We use small LED flashlights in black-painted wooden holders to highlight individual tombstones in our yard. We also scatter a few lanterns around and use a couple three floodlights (blue, red, amber) for an overall look. None of that says witchcraft, of course, although you could use red for that effect. You might also consider anna's suggestion - paint some symbols on the stones that would only show under UV lighting. I don't know if a flashing UV light is made, but that would be even better - stones look normal under regular lighting, then symbols appear when the UV light goes on temporarily.


----------



## jaege (Aug 23, 2009)

I use LED spots as well. Actually I made mine from a "how to" on this site, but regardless, bought or home made they work great.

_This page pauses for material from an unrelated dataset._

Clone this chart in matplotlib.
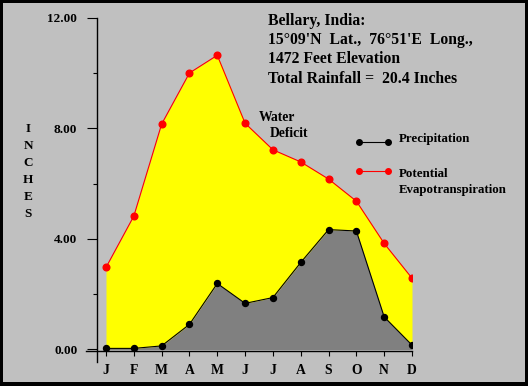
"""
Water budget chart for Bellary, India.
"""

import matplotlib
matplotlib.use('Agg')
import matplotlib.pyplot as plt
import numpy as np
from matplotlib.lines import Line2D
from matplotlib.patches import Rectangle

months = ['J', 'F', 'M', 'A', 'M', 'J', 'J', 'A', 'S', 'O', 'N', 'D']
precipitation = [0.04, 0.04, 0.13, 0.91, 2.39, 1.67, 1.88, 3.15, 4.34, 4.29, 1.18, 0.16]
potential_et = [2.97, 4.83, 8.16, 10.01, 10.65, 8.19, 7.23, 6.79, 6.17, 5.37, 3.84, 2.58]
y_ticks = [0, 4, 8, 12]
y_tick_labels = ['0.00', '4.00', '8.00', '12.00']
y_minor_ticks = [2, 6, 10]

title_lines = ['Bellary, India:',
               "15\u00b009'N  Lat.,  76\u00b051'E  Long.,",
               '1472 Feet Elevation',
               'Total Rainfall =  20.4 Inches']

W, H = 528, 386
SERIF = ['Liberation Serif', 'DejaVu Serif']


def fx(x):
    return x / W


def fy(y):
    return 1 - y / H


fig = plt.figure(figsize=(W / 100, H / 100), dpi=100, facecolor='black')
fig.patches.append(Rectangle((fx(3), fy(382)), fx(522), 379 / H, transform=fig.transFigure,
                             facecolor='#c0c0c0', edgecolor='none', zorder=-1))

# axes box spans the y-axis line (x=97) to December (x=412), 0.00 line to 12.00
ax = fig.add_axes([fx(97), fy(351), fx(315), 333 / H])
ax.set_zorder(1)
ax.patch.set_visible(False)
for s in ax.spines.values():
    s.set_visible(False)

x = np.arange(len(months))
ax.set_xlim(-9 / 27.8, 11)
ax.set_ylim(-1.5 / 27.6, 12)

ax.fill_between(x, 0, precipitation, color='#808080', lw=0)
ax.fill_between(x, precipitation, potential_et, color='#ffff00', lw=0)
ax.plot(x, potential_et, color='red', lw=0.8, marker='o', ms=4.8, mec='red', zorder=3)
ax.plot(x, precipitation, color='black', lw=0.8, marker='o', ms=4.3, zorder=3)

# axis lines, overshooting like the original
ax.plot([0, 0], [-11 / 333, 1], transform=ax.transAxes, color='black', lw=1, clip_on=False)
ax.plot([-11 / 315, 1], [0, 0], transform=ax.transAxes, color='black', lw=1, clip_on=False)

ax.set_yticks(y_ticks)
ax.set_yticklabels(y_tick_labels, family=SERIF, fontweight='bold', fontsize=9.5)
ax.set_yticks(y_minor_ticks, minor=True)
ax.tick_params(axis='y', which='major', length=7.2, width=0.8, pad=7)
ax.tick_params(axis='y', which='minor', length=2.9, width=0.8)
ax.set_xticks(x)
ax.set_xticklabels(months, family=SERIF, fontweight='bold', fontsize=9.8)
ax.tick_params(axis='x', length=3.6, width=0.8, pad=5.5)

for i, line in enumerate(title_lines):
    fig.text(fx(268), fy(25 + 19.2 * i), line, family=SERIF, fontweight='bold',
             fontsize=11.3, va='baseline')

for i, ch in enumerate('INCHES'):
    fig.text(fx(28), fy(131.7 + 17.1 * i), ch, family=SERIF, fontweight='bold',
             fontsize=9.5, ha='center', va='baseline')

fig.text(fx(259), fy(120.7), 'Water', family=SERIF, fontweight='bold', fontsize=9.8, va='baseline')
fig.text(fx(270), fy(137.3), 'Deficit', family=SERIF, fontweight='bold', fontsize=9.8, va='baseline')

# legend
fig.add_artist(Line2D([fx(359), fx(388)], [fy(142), fy(142)], transform=fig.transFigure,
                      color='black', lw=0.8, marker='o', ms=4))
fig.add_artist(Line2D([fx(359), fx(388)], [fy(171), fy(171)], transform=fig.transFigure,
                      color='red', lw=0.8, marker='o', ms=4))
fig.text(fx(399), fy(141.7), 'Precipitation', family=SERIF, fontweight='bold', fontsize=9.3, va='baseline')
fig.text(fx(399), fy(176.7), 'Potential', family=SERIF, fontweight='bold', fontsize=9.3, va='baseline')
fig.text(fx(399), fy(193.3), 'Evapotranspiration', family=SERIF, fontweight='bold', fontsize=9.3,
         va='baseline')

fig.savefig('out.png', dpi=100, facecolor='black')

One or two per stone. Blue for grave stones since it looks more like moonlight. They also draw very little power so you can have a lot more plugged into a single circuit without blowing a breaker.


----------



## Turbophanx (Jun 30, 2008)

I use blue compact fluorescent bulbs.

From yesterday...


----------



## Sofaman (Sep 30, 2012)

Blue floods cast from the side for dramatic shadows


----------



## heresjohnny (Feb 15, 2006)

I also use blue floods for an overall moonlight shadowy effect, and LED spots to highlight individual stones. You might consider water mister in a small cauldren with an underwater light, or those new spots they are selling with the fire effect for more of a witch feel.


----------



## Hellvin (Jul 6, 2008)

One year we put together about a dozen votive candles in glass jars and just set them in front of various stones. Great effect but I was keeping an eye on them all night worried about starting a fire! Will likely switch to LED flicker type -- just need to build up a stockpile of them.


----------



## fontgeek (Jul 24, 2006)

Adding a soft haze of soap and or "soot" to the glass jars can help sell the effect and also help you keep all of the candles and jars from looking the same.
A light mist of a flat black spray paint does well for the soot effect. Look at how real soot stains/build up look in sconces, fireplaces, lanterns, etc., appear and use that as a guide when you go to apply soap and or soot. The soap lets you add a soft haze like a well used bit of glass or like frost or dust have built up on the surface of the glass.
Cheap but effective effects.


----------



## corey872 (Jan 10, 2010)

Nothing lights a tombstone quite like jack-o-lanterns! The votive candle is a good idea, too ... as long as they are inside the pumpkin!

I've made some LED votive candles. I started by making some of the 'high intensity' tea lights I describe in the electronics section (basically 3 high output warm white LEDs driven by a transistor and one of the yellow flicker LEDs) Got some cheap glass votives at the dollar store and used a dremmel diamond bit to grind a small hole in the base. Wired everything up with a few strands of wire from an old Cat5 network cable, so I have a 'string' with votive 'candles' about every 4 feet and several foam pumpkins to drop over them.

I also made some creepy lights (seen in the photos below) by cutting a piece of cardboard tube (could use PVC pipe) about 5" long. Cut a piece of wood to fit inside and cap off one end (or use the corresponding PVC cap). Add a lamp socket and a 3W color changing LED bulb.

To give a bit more detail, I hot glued some cut-off branches from a tree limb and capped those with skulls, then hot glue webbed the whole thing. The webs catch some of the light and give the surrounding area a dim glow.


----------



## Undertaker (Mar 22, 2006)

Awesome!


----------